▸ **Given task**
Return, without pictures, the lines from the start of the data through the one that contains "gops_label_off = [58, 29, 23, 28]".

--- START Dataset records ---

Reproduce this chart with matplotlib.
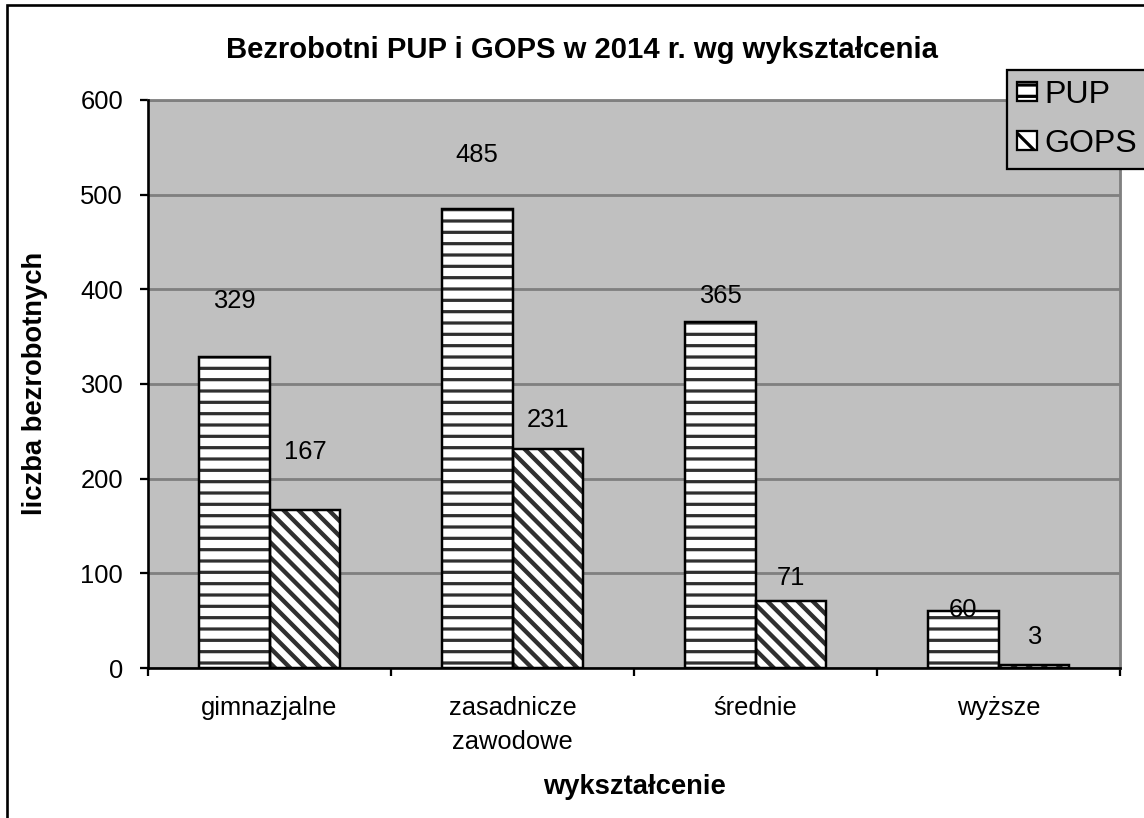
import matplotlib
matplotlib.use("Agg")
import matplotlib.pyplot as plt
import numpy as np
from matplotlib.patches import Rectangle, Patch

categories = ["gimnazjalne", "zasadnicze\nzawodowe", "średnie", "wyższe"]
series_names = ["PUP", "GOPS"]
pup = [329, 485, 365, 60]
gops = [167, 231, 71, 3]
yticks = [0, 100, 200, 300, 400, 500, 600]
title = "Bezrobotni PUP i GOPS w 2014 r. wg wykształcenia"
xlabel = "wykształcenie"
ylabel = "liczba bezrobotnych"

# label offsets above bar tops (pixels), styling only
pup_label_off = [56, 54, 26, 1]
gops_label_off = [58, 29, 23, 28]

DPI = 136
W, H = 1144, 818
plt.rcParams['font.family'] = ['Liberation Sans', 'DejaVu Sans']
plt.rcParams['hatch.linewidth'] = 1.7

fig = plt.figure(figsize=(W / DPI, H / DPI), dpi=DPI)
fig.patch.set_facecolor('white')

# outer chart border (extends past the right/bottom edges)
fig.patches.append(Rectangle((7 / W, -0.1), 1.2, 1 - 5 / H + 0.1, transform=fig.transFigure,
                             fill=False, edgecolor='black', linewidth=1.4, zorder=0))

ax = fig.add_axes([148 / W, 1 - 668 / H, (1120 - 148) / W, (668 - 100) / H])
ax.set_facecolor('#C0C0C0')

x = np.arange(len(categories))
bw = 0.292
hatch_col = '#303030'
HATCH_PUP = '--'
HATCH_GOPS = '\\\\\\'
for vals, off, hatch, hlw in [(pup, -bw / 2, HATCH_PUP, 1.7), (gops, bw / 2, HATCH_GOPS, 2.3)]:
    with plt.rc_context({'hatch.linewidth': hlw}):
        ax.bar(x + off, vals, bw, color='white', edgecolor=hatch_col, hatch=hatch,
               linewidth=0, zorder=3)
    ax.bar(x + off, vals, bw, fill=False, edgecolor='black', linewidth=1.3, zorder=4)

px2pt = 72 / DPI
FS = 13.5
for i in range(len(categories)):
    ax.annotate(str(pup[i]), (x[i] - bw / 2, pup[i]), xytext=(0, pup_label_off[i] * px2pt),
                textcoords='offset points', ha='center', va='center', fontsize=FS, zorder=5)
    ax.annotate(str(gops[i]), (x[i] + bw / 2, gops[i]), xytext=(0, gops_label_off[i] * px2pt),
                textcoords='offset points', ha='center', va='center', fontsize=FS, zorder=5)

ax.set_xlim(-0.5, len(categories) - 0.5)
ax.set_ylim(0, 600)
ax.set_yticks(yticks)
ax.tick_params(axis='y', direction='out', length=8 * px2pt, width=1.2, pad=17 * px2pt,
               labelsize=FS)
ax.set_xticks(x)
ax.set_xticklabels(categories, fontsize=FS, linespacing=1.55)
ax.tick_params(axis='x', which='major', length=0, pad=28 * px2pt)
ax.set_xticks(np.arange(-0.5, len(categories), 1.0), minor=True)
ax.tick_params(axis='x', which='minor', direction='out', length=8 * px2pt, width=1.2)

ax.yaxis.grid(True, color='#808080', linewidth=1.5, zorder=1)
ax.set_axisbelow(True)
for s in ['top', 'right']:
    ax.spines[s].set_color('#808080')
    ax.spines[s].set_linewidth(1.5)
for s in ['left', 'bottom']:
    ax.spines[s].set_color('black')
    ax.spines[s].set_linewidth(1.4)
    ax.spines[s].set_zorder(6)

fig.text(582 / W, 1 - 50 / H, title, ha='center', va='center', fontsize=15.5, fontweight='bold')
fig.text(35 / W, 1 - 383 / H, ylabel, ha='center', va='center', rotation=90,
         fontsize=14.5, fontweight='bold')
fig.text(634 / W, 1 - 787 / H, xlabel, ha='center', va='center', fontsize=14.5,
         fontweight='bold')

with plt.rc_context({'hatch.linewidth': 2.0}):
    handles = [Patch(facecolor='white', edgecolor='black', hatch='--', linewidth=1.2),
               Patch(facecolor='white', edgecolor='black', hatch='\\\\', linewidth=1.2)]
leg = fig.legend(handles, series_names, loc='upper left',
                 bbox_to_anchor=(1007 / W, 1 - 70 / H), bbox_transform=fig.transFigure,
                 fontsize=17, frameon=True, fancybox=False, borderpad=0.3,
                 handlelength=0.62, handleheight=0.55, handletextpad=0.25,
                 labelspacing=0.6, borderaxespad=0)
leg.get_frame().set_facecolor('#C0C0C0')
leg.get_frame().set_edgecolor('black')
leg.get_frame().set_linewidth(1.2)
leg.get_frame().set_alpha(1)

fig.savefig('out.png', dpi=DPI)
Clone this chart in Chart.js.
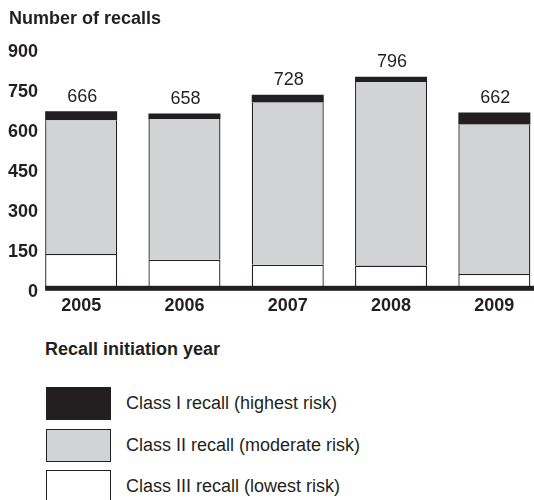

--- END Dataset records ---

▸ **Written response**
Reproduce this chart with matplotlib.
import matplotlib
matplotlib.use("Agg")
import matplotlib.pyplot as plt
import numpy as np
from matplotlib.patches import Rectangle, Patch

categories = ["gimnazjalne", "zasadnicze\nzawodowe", "średnie", "wyższe"]
series_names = ["PUP", "GOPS"]
pup = [329, 485, 365, 60]
gops = [167, 231, 71, 3]
yticks = [0, 100, 200, 300, 400, 500, 600]
title = "Bezrobotni PUP i GOPS w 2014 r. wg wykształcenia"
xlabel = "wykształcenie"
ylabel = "liczba bezrobotnych"

# label offsets above bar tops (pixels), styling only
pup_label_off = [56, 54, 26, 1]
gops_label_off = [58, 29, 23, 28]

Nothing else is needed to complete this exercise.